To be more specific: I have just taken this December 2016 LSAT, and I am thinking of registering for the February 2017 LSAT because I want to enroll in law school fall 2017. I know if I took prep-tests all throughout this month and next month then I will be set for confidently scoring high enough to get into Emory with my GPA and resume. I just froze on the logic games portion on the December test because I forgot how to set-up the game board for two games.. I didn't have enough time or energy to practice the foul-proof method during the semester, so I'm beating myself up for that... However, now that I am on Christmas break and done with the 10-hr internship plus work 25 hours a week and five classes, I have SOOOOO much more free-time and focus. With my schedule it took me 5-7 damn months to finish the freaking 3 month curriculum because I took my time with learning everything (even though I watched everything on 2x+), and I honestly didn't have enough time to take like any practice tests, BUT when I did a blind review with my friend I was getting everything right, and I passed out and woke up and took the LSAT the next day (sounds horrible I know).
I need at least a 165, and I have talked to Emory officials, and they stated that they only look at the highest LSAT score. So with that being said, would y'all recommend me registering for the Feb exam and taking serious practice tests until Jan 4th when the scores are released..? I also talked to an LSAT official, and they said they would refund my entire $180 if I emailed them my situation that I am content with my December score. IDK, IDK WHY I AM SO LOST.... I get anxiety when I see everyone set and here I am all late n'shit. I haven't even started my application process or anything.........fjdngdjf;s
Thanks in advance for responding.
Comments
As for your applications, you should balance studying + working on your applications from now until the Feb administration. You can get a lot done in this time and be ready to submit when the time comes.

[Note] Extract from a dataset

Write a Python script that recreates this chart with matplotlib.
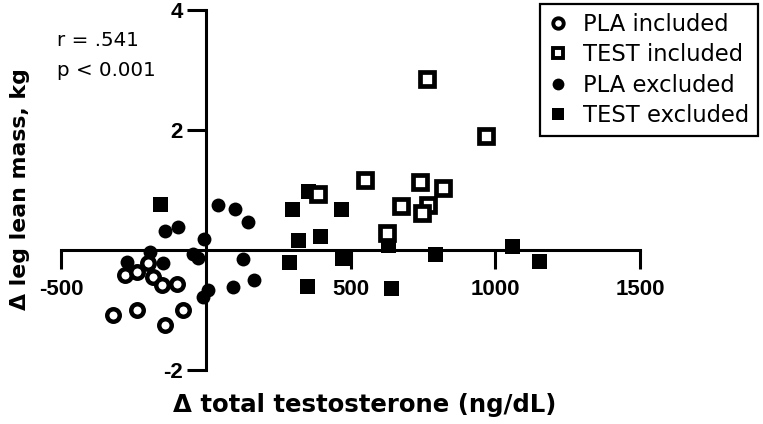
import matplotlib
matplotlib.use("Agg")
import matplotlib.pyplot as plt
from matplotlib.lines import Line2D

# ---- data ----
pla_inc_x = [-319, -239, -141, -78, -279, -239, -198, -181, -152, -100]
pla_inc_y = [-1.08, -1.00, -1.25, -1.00, -0.42, -0.36, -0.22, -0.45, -0.58, -0.56]

pla_exc_x = [43, 101, 147, -141, -95, -6, -193, -43, -26, -273, -147, 130, 167, 95, 9, -8]
pla_exc_y = [0.75, 0.69, 0.47, 0.31, 0.38, 0.18, -0.03, -0.06, -0.14, -0.20, -0.22,
             -0.15, -0.50, -0.62, -0.67, -0.79]

test_inc_x = [550, 740, 821, 389, 673, 769, 746, 625, 967, 764]
test_inc_y = [1.16, 1.14, 1.04, 0.94, 0.74, 0.75, 0.62, 0.29, 1.90, 2.85]

test_exc_x = [-158, 354, 297, 467, 320, 395, 288, 470, 631, 792, 349, 640, 1057, 1151]
test_exc_y = [0.77, 0.99, 0.68, 0.68, 0.17, 0.23, -0.20, -0.14, 0.08, -0.07, -0.60,
              -0.63, 0.06, -0.19]

x_ticks = [-500, 500, 1000, 1500]
x_ticklabels = ["-500", "500", "1000", "1500"]
y_ticks = [-2, 2, 4]
y_ticklabels = ["-2", "2", "4"]

legend_labels = ["PLA included", "TEST included", "PLA excluded", "TEST excluded"]
xlabel = "\u0394 total testosterone (ng/dL)"
ylabel = "\u0394 leg lean mass, kg"
stats_text = ["r = .541", "p < 0.001"]

# ---- figure ----
W, H = 763, 424
fig = plt.figure(figsize=(W / 100, H / 100), dpi=100)
ax = fig.add_axes([0, 0, 1, 1])
ax.set_facecolor("none")

# pixel calibration: px = 205.75 + 0.2895*x ; py(from top) = 250 - 60*y
ax.set_xlim((0 - 205.75) / 0.2895, (W - 205.75) / 0.2895)
ax.set_ylim((250 - H) / 60.0, 250 / 60.0)

for s in ["top", "right"]:
    ax.spines[s].set_visible(False)
lw_ax = 2.2
ax.spines["left"].set_position(("data", 0))
ax.spines["bottom"].set_position(("data", 0))
ax.spines["left"].set_bounds(-2, 4)
ax.spines["bottom"].set_bounds(-500, 1500)
ax.spines["left"].set_linewidth(lw_ax)
ax.spines["bottom"].set_linewidth(lw_ax)
ax.spines["left"].set_capstyle("projecting")
ax.spines["bottom"].set_capstyle("projecting")

tick_font = dict(family="Liberation Sans", weight="bold", size=16)
ax.set_xticks(x_ticks)
ax.set_xticklabels(x_ticklabels, fontdict=tick_font)
ax.set_yticks(y_ticks)
ax.set_yticklabels(y_ticklabels, fontdict=tick_font)
ax.tick_params(axis="x", direction="out", length=14, width=lw_ax, pad=7)
ax.tick_params(axis="y", direction="out", length=13.5, width=lw_ax, pad=3)

# data markers (filled first, open on top)
ax.plot(pla_exc_x, pla_exc_y, linestyle="none", marker="o", markersize=10,
        markerfacecolor="black", markeredgecolor="black", markeredgewidth=0, zorder=3)
ax.plot(test_exc_x, test_exc_y, linestyle="none", marker="s", markersize=10.8,
        markerfacecolor="black", markeredgecolor="black", markeredgewidth=0, zorder=3)
ax.plot(pla_inc_x, pla_inc_y, linestyle="none", marker="o", markersize=9,
        markerfacecolor="white", markeredgecolor="black", markeredgewidth=3.2, zorder=4)
ax.plot(test_inc_x, test_inc_y, linestyle="none", marker="s", markersize=9.4,
        markerfacecolor="white", markeredgecolor="black", markeredgewidth=3.4, zorder=4)

# stats text
fig.text(57 / W, 1 - 40 / H, stats_text[0], family="DejaVu Sans", size=14.3,
         ha="left", va="center")
fig.text(57 / W, 1 - 70 / H, stats_text[1], family="DejaVu Sans", size=14.3,
         ha="left", va="center")

# axis labels
fig.text(365 / W, 1 - 405 / H, xlabel, family="DejaVu Sans", weight="bold",
         size=17.6, ha="center", va="center")
fig.text(20 / W, 1 - 189 / H, ylabel, family="DejaVu Sans", weight="bold",
         size=15.8, ha="center", va="center", rotation=90)

# legend
handles = [
    Line2D([], [], linestyle="none", marker="o", markersize=7.5, markerfacecolor="white",
           markeredgecolor="black", markeredgewidth=2.8),
    Line2D([], [], linestyle="none", marker="s", markersize=7.5, markerfacecolor="white",
           markeredgecolor="black", markeredgewidth=2.8),
    Line2D([], [], linestyle="none", marker="o", markersize=8.5, markerfacecolor="black",
           markeredgecolor="black", markeredgewidth=0),
    Line2D([], [], linestyle="none", marker="s", markersize=8.5, markerfacecolor="black",
           markeredgecolor="black", markeredgewidth=0),
]
leg = fig.legend(handles, legend_labels, loc="upper left",
                 bbox_to_anchor=(540 / W, 1 - 4 / H), frameon=True, fancybox=False,
                 prop=dict(family="DejaVu Sans", size=16.3), borderpad=0.4,
                 labelspacing=0.32, handlelength=0.8, handletextpad=0.68,
                 borderaxespad=0, framealpha=1)
leg.get_frame().set_edgecolor("black")
leg.get_frame().set_linewidth(1.6)

fig.savefig("out.png", dpi=100)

Are you for sure applying this cycle? You've still got time, I just see potential glimpses of myself from a year ago in your situation. Looking back now, there was no way I was going to make that application cycle. I was stubbornly determined anyway, and I wasted 2 of my LSAT takes before I was ready. So if I had it to do all over again, I'd forego my later LSAT. I wouldn't have gotten my applications in anyway, so all I ended up doing was crippling my potential for this cycle. At the LSAT level I ultimately got to, having an extra take would have been an enormous advantage, and I totally squandered that.
So, if you're starting to feel overwhelmed by the prospects of completing your apps this cycle, and if you're not entirely happy with where you are with the LSAT, and if it's an option to delay a cycle, maybe think about that.
I intend on doing the same.
Also, the evening after I wrote this post I spoke with my school's career service advisor, and she happily agreed to work with me very closely this Christmas break to build my resume, personal statement, diversity statement, etc. I also have an acquantaince in Emory's admissions office who said she would give me advice if my statements etc. are what Emory is looking for. I'm sure there's more aspects to this application process, but I barely got a break from school two days ago, so I'm gonna work my ass off to hopefully feel better about the application process/Feb's (possible) LSAT and make it in this cycle...... But I will still keep your experienced words in my head to keep me level-headed...
Also, I don't know why I kept wasting my time trying to figure out the harder games on the LG section because when I finally finished, I saw a super easy game that I could have easily completed, but I barely had 5 minutes left. I know I could have finished that easy game, but my brain was distracted by the ticking time that I froze.
I feel like if I avoid these dumb mistakes I made for my Feb exam+using Christmas break to take timed tests then I should be set.